*Written task*: Below is a block of records; return all of them exactly, but without the images.

--------------------------------------------------

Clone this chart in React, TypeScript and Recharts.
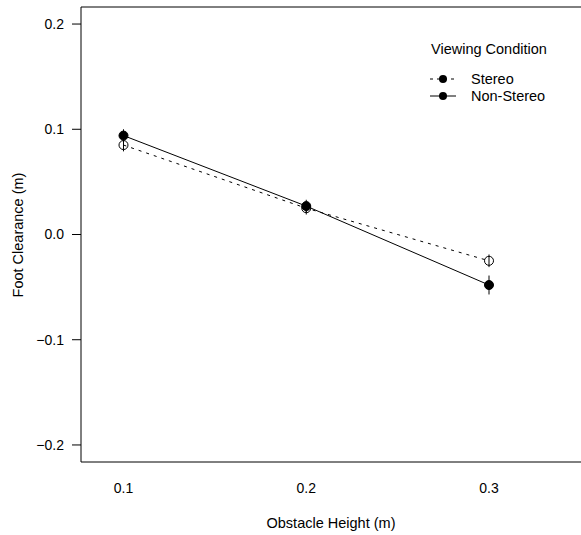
import React from "react";
import {
  LineChart,
  Line,
  XAxis,
  YAxis,
  ErrorBar,
  ReferenceLine,
  Legend,
  Label,
} from "recharts";

const obstacleHeights = [0.1, 0.2, 0.3];
const stereoMeans = [0.085, 0.025, -0.025];
const stereoErrors = [0.006, 0.006, 0.006];
const nonStereoMeans = [0.094, 0.027, -0.048];
const nonStereoErrors = [0.006, 0.006, 0.009];
const yTicks = [-0.2, -0.1, 0.0, 0.1, 0.2];
const xTicks = [0.1, 0.2, 0.3];
const seriesNames = ["Stereo", "Non-Stereo"];
const legendTitle = "Viewing Condition";

const stereoData = obstacleHeights.map((h, i) => ({
  height: h,
  value: stereoMeans[i],
  err: stereoErrors[i],
}));
const nonStereoData = obstacleHeights.map((h, i) => ({
  height: h,
  value: nonStereoMeans[i],
  err: nonStereoErrors[i],
}));

const FONT = "'Liberation Sans', Arial, Helvetica, sans-serif";
const X_DOMAIN: [number, number] = [0.07675, 0.35034];
const Y_DOMAIN: [number, number] = [-0.2162, 0.2162];

const fmt = (v: number) => {
  const s = Math.abs(v).toFixed(1);
  return v < -1e-9 ? "\u2212" + s : s;
};

const OpenDot = (props: any) => {
  const { cx, cy } = props;
  if (cx == null || cy == null) return null;
  return <circle cx={cx} cy={cy} r={4.5} fill="none" stroke="#000" strokeWidth={1} />;
};

const FilledDot = (props: any) => {
  const { cx, cy } = props;
  if (cx == null || cy == null) return null;
  return <circle cx={cx} cy={cy} r={4.5} fill="#000" stroke="#000" strokeWidth={1} />;
};

const renderLegend = () => (
  <svg width={150} height={70} style={{ display: "block" }}>
    <text x={6} y={11} dominantBaseline="central" fontFamily={FONT} fontSize={14.5} fill="#000">
      {legendTitle}
    </text>
    <line x1={5} x2={31} y1={41} y2={41} stroke="#000" strokeDasharray="3 4" />
    <circle cx={18} cy={41} r={4} fill="#000" />
    <text x={46} y={41} dominantBaseline="central" fontFamily={FONT} fontSize={14.5} fill="#000">
      {seriesNames[0]}
    </text>
    <line x1={5} x2={31} y1={58} y2={58} stroke="#000" />
    <circle cx={18} cy={58} r={4} fill="#000" />
    <text x={46} y={58} dominantBaseline="central" fontFamily={FONT} fontSize={14.5} fill="#000">
      {seriesNames[1]}
    </text>
  </svg>
);

export default function App() {
  return (
    <div style={{ position: "absolute", left: 0, top: 0, fontFamily: FONT }}>
      <LineChart width={581} height={535} margin={{ top: 7, right: 0, bottom: 0, left: 0 }}>
        <XAxis
          type="number"
          dataKey="height"
          domain={X_DOMAIN}
          allowDataOverflow
          ticks={xTicks}
          tickFormatter={fmt}
          height={73}
          tickLine={false}
          tickSize={0}
          tickMargin={21}
          axisLine={{ stroke: "#000", strokeWidth: 1 }}
          tick={{ fill: "#000", fontSize: 14, fontFamily: FONT }}
          label={{
            value: "Obstacle Height (m)",
            position: "insideBottom",
            offset: 7,
            fill: "#000",
            fontSize: 14.5,
            fontFamily: FONT,
          }}
        />
        <YAxis
          type="number"
          domain={Y_DOMAIN}
          allowDataOverflow
          ticks={yTicks}
          tickFormatter={fmt}
          width={81}
          tickSize={9}
          tickMargin={8}
          tickLine={{ stroke: "#000" }}
          axisLine={{ stroke: "#000", strokeWidth: 1 }}
          tick={{ fill: "#000", fontSize: 14, fontFamily: FONT }}
        >
          <Label
            content={() => (
              <text
                x={18}
                y={235}
                transform="rotate(-90 18 235)"
                textAnchor="middle"
                dominantBaseline="central"
                fontFamily={FONT}
                fontSize={14.5}
                fill="#000"
              >
                Foot Clearance (m)
              </text>
            )}
          />
        </YAxis>
        <ReferenceLine y={Y_DOMAIN[1]} stroke="#000" strokeWidth={1} ifOverflow="visible" />
        <Legend
          layout="vertical"
          align="center"
          verticalAlign="middle"
          content={renderLegend}
          wrapperStyle={{ position: "absolute", left: 425, top: 38, width: 150, height: 70 }}
        />
        <Line
          data={stereoData}
          dataKey="value"
          name={seriesNames[0]}
          stroke="#000"
          strokeWidth={1}
          strokeDasharray="3 5"
          dot={<OpenDot />}
          activeDot={false}
          isAnimationActive={false}
        >
          <ErrorBar dataKey="err" width={0} stroke="#000" strokeWidth={1} direction="y" />
        </Line>
        <Line
          data={nonStereoData}
          dataKey="value"
          name={seriesNames[1]}
          stroke="#000"
          strokeWidth={1}
          dot={<FilledDot />}
          activeDot={false}
          isAnimationActive={false}
        >
          <ErrorBar dataKey="err" width={0} stroke="#000" strokeWidth={1} direction="y" />
        </Line>
      </LineChart>
    </div>
  );
}
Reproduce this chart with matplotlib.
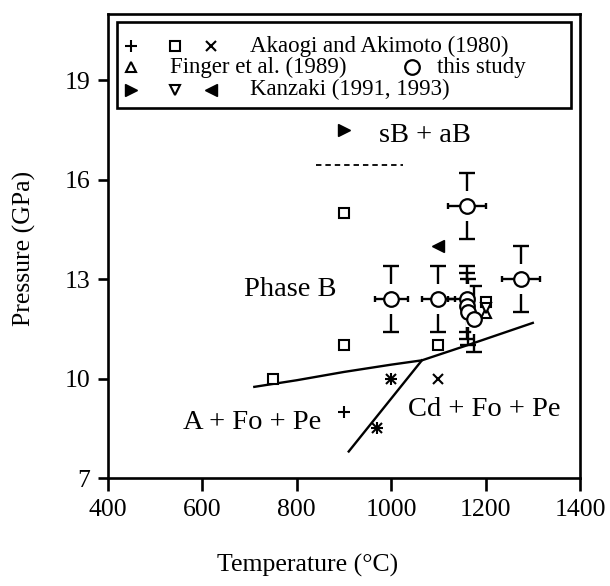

--------------------------------------------------

*Answer*:
Clone this chart in React, TypeScript and Recharts.
import React from "react";
import {
  LineChart,
  Line,
  XAxis,
  YAxis,
  ErrorBar,
  ReferenceLine,
  Legend,
  Label,
} from "recharts";

const obstacleHeights = [0.1, 0.2, 0.3];
const stereoMeans = [0.085, 0.025, -0.025];
const stereoErrors = [0.006, 0.006, 0.006];
const nonStereoMeans = [0.094, 0.027, -0.048];
const nonStereoErrors = [0.006, 0.006, 0.009];
const yTicks = [-0.2, -0.1, 0.0, 0.1, 0.2];
const xTicks = [0.1, 0.2, 0.3];
const seriesNames = ["Stereo", "Non-Stereo"];
const legendTitle = "Viewing Condition";

const stereoData = obstacleHeights.map((h, i) => ({
  height: h,
  value: stereoMeans[i],
  err: stereoErrors[i],
}));
const nonStereoData = obstacleHeights.map((h, i) => ({
  height: h,
  value: nonStereoMeans[i],
  err: nonStereoErrors[i],
}));

const FONT = "'Liberation Sans', Arial, Helvetica, sans-serif";
const X_DOMAIN: [number, number] = [0.07675, 0.35034];
const Y_DOMAIN: [number, number] = [-0.2162, 0.2162];

const fmt = (v: number) => {
  const s = Math.abs(v).toFixed(1);
  return v < -1e-9 ? "\u2212" + s : s;
};

const OpenDot = (props: any) => {
  const { cx, cy } = props;
  if (cx == null || cy == null) return null;
  return <circle cx={cx} cy={cy} r={4.5} fill="none" stroke="#000" strokeWidth={1} />;
};

const FilledDot = (props: any) => {
  const { cx, cy } = props;
  if (cx == null || cy == null) return null;
  return <circle cx={cx} cy={cy} r={4.5} fill="#000" stroke="#000" strokeWidth={1} />;
};

const renderLegend = () => (
  <svg width={150} height={70} style={{ display: "block" }}>
    <text x={6} y={11} dominantBaseline="central" fontFamily={FONT} fontSize={14.5} fill="#000">
      {legendTitle}
    </text>
    <line x1={5} x2={31} y1={41} y2={41} stroke="#000" strokeDasharray="3 4" />
    <circle cx={18} cy={41} r={4} fill="#000" />
    <text x={46} y={41} dominantBaseline="central" fontFamily={FONT} fontSize={14.5} fill="#000">
      {seriesNames[0]}
    </text>
    <line x1={5} x2={31} y1={58} y2={58} stroke="#000" />
    <circle cx={18} cy={58} r={4} fill="#000" />
    <text x={46} y={58} dominantBaseline="central" fontFamily={FONT} fontSize={14.5} fill="#000">
      {seriesNames[1]}
    </text>
  </svg>
);

export default function App() {
  return (
    <div style={{ position: "absolute", left: 0, top: 0, fontFamily: FONT }}>
      <LineChart width={581} height={535} margin={{ top: 7, right: 0, bottom: 0, left: 0 }}>
        <XAxis
          type="number"
          dataKey="height"
          domain={X_DOMAIN}
          allowDataOverflow
          ticks={xTicks}
          tickFormatter={fmt}
          height={73}
          tickLine={false}
          tickSize={0}
          tickMargin={21}
          axisLine={{ stroke: "#000", strokeWidth: 1 }}
          tick={{ fill: "#000", fontSize: 14, fontFamily: FONT }}
          label={{
            value: "Obstacle Height (m)",
            position: "insideBottom",
            offset: 7,
            fill: "#000",
            fontSize: 14.5,
            fontFamily: FONT,
          }}
        />
        <YAxis
          type="number"
          domain={Y_DOMAIN}
          allowDataOverflow
          ticks={yTicks}
          tickFormatter={fmt}
          width={81}
          tickSize={9}
          tickMargin={8}
          tickLine={{ stroke: "#000" }}
          axisLine={{ stroke: "#000", strokeWidth: 1 }}
          tick={{ fill: "#000", fontSize: 14, fontFamily: FONT }}
        >
          <Label
            content={() => (
              <text
                x={18}
                y={235}
                transform="rotate(-90 18 235)"
                textAnchor="middle"
                dominantBaseline="central"
                fontFamily={FONT}
                fontSize={14.5}
                fill="#000"
              >
                Foot Clearance (m)
              </text>
            )}
          />
        </YAxis>
        <ReferenceLine y={Y_DOMAIN[1]} stroke="#000" strokeWidth={1} ifOverflow="visible" />
        <Legend
          layout="vertical"
          align="center"
          verticalAlign="middle"
          content={renderLegend}
          wrapperStyle={{ position: "absolute", left: 425, top: 38, width: 150, height: 70 }}
        />
        <Line
          data={stereoData}
          dataKey="value"
          name={seriesNames[0]}
          stroke="#000"
          strokeWidth={1}
          strokeDasharray="3 5"
          dot={<OpenDot />}
          activeDot={false}
          isAnimationActive={false}
        >
          <ErrorBar dataKey="err" width={0} stroke="#000" strokeWidth={1} direction="y" />
        </Line>
        <Line
          data={nonStereoData}
          dataKey="value"
          name={seriesNames[1]}
          stroke="#000"
          strokeWidth={1}
          dot={<FilledDot />}
          activeDot={false}
          isAnimationActive={false}
        >
          <ErrorBar dataKey="err" width={0} stroke="#000" strokeWidth={1} direction="y" />
        </Line>
      </LineChart>
    </div>
  );
}
Reproduce this chart with matplotlib.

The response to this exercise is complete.